A little bit like Risk, but in this game players play with a series of randomized races (each with their own abilities) and randomized special powers – for example you could end up with flying dwarves, or seafaring wizards or alchemist amazons or any of dozens of other combinations, making the game different every time, and some of the combinations can be downright entertaining.
Although I think the game is great, I’ve yet to convince anybody else of it, and it’s sat on the shelf unplayed for a year or so now.
Stack market is a dexterity game that has a light business investment theme pasted on.
Essentially, players over a series of turns try to create the tallest stack of dice (wooden cubes with pips painted on to appear a bit like skyscraper windows), and how high that “building” gets determines how successful that company is and how much money you make from it.
Looks/sounds like fun to me, but haven’t gotten anybody to try it, possibly a little bit due to the business theme. Haven’t even bothered to open up the bag of cubes yet, and I’ve had it for a couple of years now.

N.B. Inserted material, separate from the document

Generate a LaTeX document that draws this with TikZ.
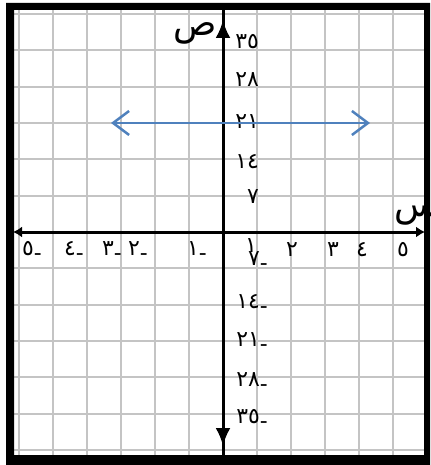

In this game, players are on a space station on which a disaster of some sort happens causing them to have to make a run for it – but there is a shortage of space suits. Players compete to get that suit, having no problem with tripping each other up along the way in the process.
Have had it for years, never found anybody who had an interest in playing it – possibly because it’s another game where you can be “mean” to each other.
Survive is a game from the 80′s that is recently enjoying popularity again due to a very nice reprint edition that came out a couple of years ago. In this one, players are attempting to rescue people from an island that is slowly collapsing tile by tile, and the survivors attempt to make their ways to sounding safe islands without being attached by roaming sharks or sea monsters.
I seem to remember liking it when I was younger, would like to try it again. Haven’t convinced anyone to join me yet.
Wiz-War has had a cult following for decades, and was out of print for at least one of those decades if not longer. In this game that was one of the first to be dubbed a “beer and pretzels” game, players each play a wizard in a maze, who are trying to steal treasure chests from each other while going at each other with spells which are played from a hand of spell cards.
I seem to recall playing it once, a long, long time ago, and enjoying it. But it’s been well over a decade since this one has seen the table.
This is an older game that I actually picked up only a few months ago, though I’ve mentioned it a couple of times and have gotten no interested reactions.
Has some play that again seems a bit “Risk like,” but in this game players play adventurers racing to find a trio of treasures spread out across the board, while along the way having to fight off hoards of orcs, occasional dragon encounters, and random, sometimes good, sometimes bad, interference from a wizard.
It looks really neat, and I’m hoping I’ll actually get a chance to try it sometime.
This is one that I think may cause it’s own issues between the name and the “is this a kid’s game?” image on the box cover. However, it’s been described as essentially “Zoo Tycoon the board game” and is supposed to be quite good (the name comes from it using some of the mechanisms from a card game called Coloretto).
With this one I thought my wife might be interested due to the “cute animals” themeing, but no such luck. It’s been a dust collector on the shelf.